CHALLENGE — All of the data must be printed exactly; please include every line.

SUPPLIED MATERIAL —
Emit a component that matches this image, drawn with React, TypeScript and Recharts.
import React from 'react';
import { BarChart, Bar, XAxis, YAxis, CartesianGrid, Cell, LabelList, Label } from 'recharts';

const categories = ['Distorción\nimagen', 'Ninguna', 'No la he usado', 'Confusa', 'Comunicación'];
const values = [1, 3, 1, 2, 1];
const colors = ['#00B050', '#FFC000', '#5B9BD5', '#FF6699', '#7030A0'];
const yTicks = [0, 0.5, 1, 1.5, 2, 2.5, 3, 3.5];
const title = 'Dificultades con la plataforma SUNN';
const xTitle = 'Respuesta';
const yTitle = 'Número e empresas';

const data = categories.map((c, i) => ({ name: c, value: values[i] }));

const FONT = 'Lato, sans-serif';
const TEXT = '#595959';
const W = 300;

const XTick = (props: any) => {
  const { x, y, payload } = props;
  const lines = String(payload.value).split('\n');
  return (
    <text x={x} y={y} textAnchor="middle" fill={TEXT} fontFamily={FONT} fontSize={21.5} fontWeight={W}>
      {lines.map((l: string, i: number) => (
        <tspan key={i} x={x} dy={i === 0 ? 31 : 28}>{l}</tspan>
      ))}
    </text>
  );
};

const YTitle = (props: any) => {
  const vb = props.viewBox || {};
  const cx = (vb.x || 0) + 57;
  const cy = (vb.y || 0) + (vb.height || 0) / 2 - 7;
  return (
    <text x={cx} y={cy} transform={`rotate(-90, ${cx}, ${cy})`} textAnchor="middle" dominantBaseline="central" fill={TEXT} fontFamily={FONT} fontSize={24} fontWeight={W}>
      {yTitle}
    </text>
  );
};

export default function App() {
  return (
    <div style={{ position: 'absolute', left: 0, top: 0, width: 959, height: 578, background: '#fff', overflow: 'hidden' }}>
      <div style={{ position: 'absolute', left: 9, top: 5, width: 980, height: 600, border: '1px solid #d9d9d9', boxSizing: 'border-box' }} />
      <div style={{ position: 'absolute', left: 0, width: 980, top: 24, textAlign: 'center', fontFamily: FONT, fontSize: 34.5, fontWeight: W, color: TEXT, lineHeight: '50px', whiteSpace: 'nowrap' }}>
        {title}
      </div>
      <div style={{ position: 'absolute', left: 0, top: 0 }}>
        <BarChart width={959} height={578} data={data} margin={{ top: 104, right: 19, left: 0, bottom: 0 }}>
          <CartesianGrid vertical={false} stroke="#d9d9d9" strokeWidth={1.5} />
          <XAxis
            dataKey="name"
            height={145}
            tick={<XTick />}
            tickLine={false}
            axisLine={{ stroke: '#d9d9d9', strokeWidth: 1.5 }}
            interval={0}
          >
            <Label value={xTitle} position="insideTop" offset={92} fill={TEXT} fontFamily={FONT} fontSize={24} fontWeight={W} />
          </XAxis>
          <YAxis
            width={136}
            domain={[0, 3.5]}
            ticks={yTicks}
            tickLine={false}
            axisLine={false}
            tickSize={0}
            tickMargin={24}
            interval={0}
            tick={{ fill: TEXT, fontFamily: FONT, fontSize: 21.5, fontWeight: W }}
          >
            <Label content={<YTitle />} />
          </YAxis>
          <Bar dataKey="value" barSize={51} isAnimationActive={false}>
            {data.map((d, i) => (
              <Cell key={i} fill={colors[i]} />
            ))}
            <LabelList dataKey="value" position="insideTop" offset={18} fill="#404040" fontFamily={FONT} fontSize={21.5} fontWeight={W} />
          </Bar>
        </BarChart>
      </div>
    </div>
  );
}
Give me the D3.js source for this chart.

OUTPUT BELOW —
Emit a component that matches this image, drawn with React, TypeScript and Recharts.
import React from 'react';
import { BarChart, Bar, XAxis, YAxis, CartesianGrid, Cell, LabelList, Label } from 'recharts';

const categories = ['Distorción\nimagen', 'Ninguna', 'No la he usado', 'Confusa', 'Comunicación'];
const values = [1, 3, 1, 2, 1];
const colors = ['#00B050', '#FFC000', '#5B9BD5', '#FF6699', '#7030A0'];
const yTicks = [0, 0.5, 1, 1.5, 2, 2.5, 3, 3.5];
const title = 'Dificultades con la plataforma SUNN';
const xTitle = 'Respuesta';
const yTitle = 'Número e empresas';

const data = categories.map((c, i) => ({ name: c, value: values[i] }));

const FONT = 'Lato, sans-serif';
const TEXT = '#595959';
const W = 300;

const XTick = (props: any) => {
  const { x, y, payload } = props;
  const lines = String(payload.value).split('\n');
  return (
    <text x={x} y={y} textAnchor="middle" fill={TEXT} fontFamily={FONT} fontSize={21.5} fontWeight={W}>
      {lines.map((l: string, i: number) => (
        <tspan key={i} x={x} dy={i === 0 ? 31 : 28}>{l}</tspan>
      ))}
    </text>
  );
};

const YTitle = (props: any) => {
  const vb = props.viewBox || {};
  const cx = (vb.x || 0) + 57;
  const cy = (vb.y || 0) + (vb.height || 0) / 2 - 7;
  return (
    <text x={cx} y={cy} transform={`rotate(-90, ${cx}, ${cy})`} textAnchor="middle" dominantBaseline="central" fill={TEXT} fontFamily={FONT} fontSize={24} fontWeight={W}>
      {yTitle}
    </text>
  );
};

export default function App() {
  return (
    <div style={{ position: 'absolute', left: 0, top: 0, width: 959, height: 578, background: '#fff', overflow: 'hidden' }}>
      <div style={{ position: 'absolute', left: 9, top: 5, width: 980, height: 600, border: '1px solid #d9d9d9', boxSizing: 'border-box' }} />
      <div style={{ position: 'absolute', left: 0, width: 980, top: 24, textAlign: 'center', fontFamily: FONT, fontSize: 34.5, fontWeight: W, color: TEXT, lineHeight: '50px', whiteSpace: 'nowrap' }}>
        {title}
      </div>
      <div style={{ position: 'absolute', left: 0, top: 0 }}>
        <BarChart width={959} height={578} data={data} margin={{ top: 104, right: 19, left: 0, bottom: 0 }}>
          <CartesianGrid vertical={false} stroke="#d9d9d9" strokeWidth={1.5} />
          <XAxis
            dataKey="name"
            height={145}
            tick={<XTick />}
            tickLine={false}
            axisLine={{ stroke: '#d9d9d9', strokeWidth: 1.5 }}
            interval={0}
          >
            <Label value={xTitle} position="insideTop" offset={92} fill={TEXT} fontFamily={FONT} fontSize={24} fontWeight={W} />
          </XAxis>
          <YAxis
            width={136}
            domain={[0, 3.5]}
            ticks={yTicks}
            tickLine={false}
            axisLine={false}
            tickSize={0}
            tickMargin={24}
            interval={0}
            tick={{ fill: TEXT, fontFamily: FONT, fontSize: 21.5, fontWeight: W }}
          >
            <Label content={<YTitle />} />
          </YAxis>
          <Bar dataKey="value" barSize={51} isAnimationActive={false}>
            {data.map((d, i) => (
              <Cell key={i} fill={colors[i]} />
            ))}
            <LabelList dataKey="value" position="insideTop" offset={18} fill="#404040" fontFamily={FONT} fontSize={21.5} fontWeight={W} />
          </Bar>
        </BarChart>
      </div>
    </div>
  );
}
Give me the D3.js source for this chart.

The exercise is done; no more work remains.